Functions that return functions seem peculiar, yet this hack simplified Haskell Curry’s math a couple of decades before the electronic computer. The pattern has wormed its way into recent computer languages where is solves other problems.

Most bodies of user mode code designed for a capability kernel include a small portion that runs to create a new instance of the object, a Zot, whose behavior the code defines. Strictly this portions defines the behavior of a different object called the Zot creator. This pattern is so convenient that it was perhaps universal in Keykos. I suspect it is a good plan for other capability platforms as well. The capability to the unique creator was conventionally called “ZotC” in the shared public directory where the creators of the common objects were found. Insofar as objects are functions, ZotC is a function that returns a function.

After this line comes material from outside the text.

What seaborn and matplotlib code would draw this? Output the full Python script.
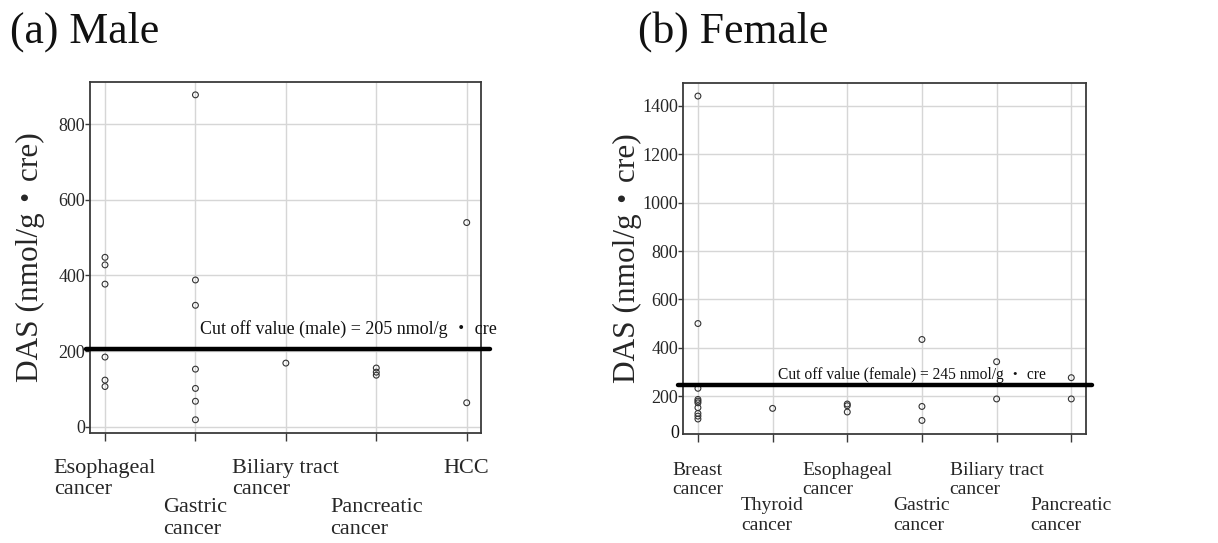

The pattern may be iterated at least once. The factory code was accessed by invoking the factory creator creator (FCC). When X invokes FCC the factory code selects a new brander so that X may create a family of types of objects that trusted each other. Objects of one of these types may collaborate with others of the family with small overhead. This first factory code would then create a new domain, perhaps named FC by X. FC belongs to X and if Y calls FCC he will receive a factory creator with another brander.

When FC is called another portion of the factory code will create a domain to serve as the creator of objects of some particular type, within the family. All this folderol is merely Currying (where a function evaluates to another function and f(x, y) is replaced by f(x)(y)).

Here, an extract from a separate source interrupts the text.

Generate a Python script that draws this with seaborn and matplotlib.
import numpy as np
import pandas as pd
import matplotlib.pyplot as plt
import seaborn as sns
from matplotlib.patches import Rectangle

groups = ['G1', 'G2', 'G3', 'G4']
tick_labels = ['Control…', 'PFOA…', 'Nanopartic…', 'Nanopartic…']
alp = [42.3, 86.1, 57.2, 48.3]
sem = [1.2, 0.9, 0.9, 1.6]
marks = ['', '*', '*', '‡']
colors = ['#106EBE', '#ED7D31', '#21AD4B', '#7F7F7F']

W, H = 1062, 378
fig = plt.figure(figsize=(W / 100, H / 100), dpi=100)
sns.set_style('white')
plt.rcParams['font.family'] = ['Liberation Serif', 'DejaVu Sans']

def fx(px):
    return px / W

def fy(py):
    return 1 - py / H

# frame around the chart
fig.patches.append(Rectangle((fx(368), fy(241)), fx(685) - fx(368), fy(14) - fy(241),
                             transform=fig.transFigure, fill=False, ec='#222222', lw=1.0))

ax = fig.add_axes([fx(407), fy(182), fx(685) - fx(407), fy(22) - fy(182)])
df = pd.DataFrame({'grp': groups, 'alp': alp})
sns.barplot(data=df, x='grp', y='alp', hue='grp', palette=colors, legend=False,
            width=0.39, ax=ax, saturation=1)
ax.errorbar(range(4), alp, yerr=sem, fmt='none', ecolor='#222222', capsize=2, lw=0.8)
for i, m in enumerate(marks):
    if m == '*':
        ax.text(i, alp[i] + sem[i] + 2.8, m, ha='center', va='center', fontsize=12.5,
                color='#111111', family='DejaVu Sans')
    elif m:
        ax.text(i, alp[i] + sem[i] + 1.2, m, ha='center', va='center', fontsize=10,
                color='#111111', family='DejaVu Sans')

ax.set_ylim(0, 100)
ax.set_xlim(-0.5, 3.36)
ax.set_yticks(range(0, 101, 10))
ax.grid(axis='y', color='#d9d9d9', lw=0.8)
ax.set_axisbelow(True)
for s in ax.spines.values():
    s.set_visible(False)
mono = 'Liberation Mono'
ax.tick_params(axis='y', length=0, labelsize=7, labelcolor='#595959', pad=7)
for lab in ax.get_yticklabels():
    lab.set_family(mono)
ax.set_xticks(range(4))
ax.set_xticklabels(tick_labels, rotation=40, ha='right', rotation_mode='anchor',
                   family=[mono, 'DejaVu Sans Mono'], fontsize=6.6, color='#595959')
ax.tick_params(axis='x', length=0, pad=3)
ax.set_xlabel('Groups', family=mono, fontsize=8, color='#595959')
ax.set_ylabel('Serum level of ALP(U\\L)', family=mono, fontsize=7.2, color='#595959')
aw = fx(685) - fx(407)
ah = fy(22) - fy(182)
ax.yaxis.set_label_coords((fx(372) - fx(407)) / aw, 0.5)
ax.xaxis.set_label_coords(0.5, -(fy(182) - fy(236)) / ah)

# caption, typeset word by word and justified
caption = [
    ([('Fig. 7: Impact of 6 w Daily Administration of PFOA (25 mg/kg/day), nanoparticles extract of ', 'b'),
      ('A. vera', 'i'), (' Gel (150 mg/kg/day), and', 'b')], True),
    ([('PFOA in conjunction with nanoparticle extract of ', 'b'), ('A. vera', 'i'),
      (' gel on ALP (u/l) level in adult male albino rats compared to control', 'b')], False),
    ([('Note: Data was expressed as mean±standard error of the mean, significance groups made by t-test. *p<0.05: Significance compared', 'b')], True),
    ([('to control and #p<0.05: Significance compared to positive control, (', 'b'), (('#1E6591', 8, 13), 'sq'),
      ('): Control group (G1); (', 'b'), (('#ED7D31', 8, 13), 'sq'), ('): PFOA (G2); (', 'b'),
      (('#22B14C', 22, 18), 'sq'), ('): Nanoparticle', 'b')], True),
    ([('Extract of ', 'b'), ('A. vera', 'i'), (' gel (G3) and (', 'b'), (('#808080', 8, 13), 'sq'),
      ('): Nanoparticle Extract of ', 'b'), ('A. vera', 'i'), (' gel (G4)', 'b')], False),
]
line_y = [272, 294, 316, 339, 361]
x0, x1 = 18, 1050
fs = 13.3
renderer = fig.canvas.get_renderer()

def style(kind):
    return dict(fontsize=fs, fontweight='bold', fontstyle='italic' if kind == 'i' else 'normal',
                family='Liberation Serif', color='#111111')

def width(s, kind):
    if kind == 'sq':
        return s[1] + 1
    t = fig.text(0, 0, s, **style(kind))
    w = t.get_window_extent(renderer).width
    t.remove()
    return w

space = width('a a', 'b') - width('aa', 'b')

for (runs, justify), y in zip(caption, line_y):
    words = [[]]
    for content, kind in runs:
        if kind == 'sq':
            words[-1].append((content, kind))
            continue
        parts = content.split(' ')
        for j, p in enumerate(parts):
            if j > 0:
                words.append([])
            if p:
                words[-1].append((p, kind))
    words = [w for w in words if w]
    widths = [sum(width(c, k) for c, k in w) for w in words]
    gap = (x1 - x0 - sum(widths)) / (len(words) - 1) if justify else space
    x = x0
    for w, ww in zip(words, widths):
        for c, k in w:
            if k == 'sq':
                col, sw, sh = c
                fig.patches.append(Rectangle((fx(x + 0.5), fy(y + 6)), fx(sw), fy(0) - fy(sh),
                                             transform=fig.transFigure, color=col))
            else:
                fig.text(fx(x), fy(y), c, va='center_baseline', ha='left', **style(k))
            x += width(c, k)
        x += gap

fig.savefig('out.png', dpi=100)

(define (log10 x) (/ (log x) (log 10))) ; but better:
(define log10 (let ((z (/ (log 10)))) (lambda (x) (* z (log x)))))

#include <math.h>
typedef double f(double);
f log10 =({double z = 1./log(10); double log10(double x){return z*log(x);}; log10;})

PROC (REAL)REAL log10 = (REAL z = 1.0/log(10); (REAL x)REAL: z*log(x));

The Scheme code is valid and useful. The C code is rejected by most compilers as including nested procedure definitions. Gcc accepts the code but fails because the outer stack frame, holding z, vanishes before the function can be called. The Algol68 code was accepted by and useful for the AWRE compiler.


Termination code was typically included and was typically the inverse of construction. If some step during creation was thwarted by insufficient space or other obstacle, it could conveniently GO TO (gasp) a spot in the destruction code that would uncreate what had just been created. (This is the only example of GO TO among the patterns that I embrace.)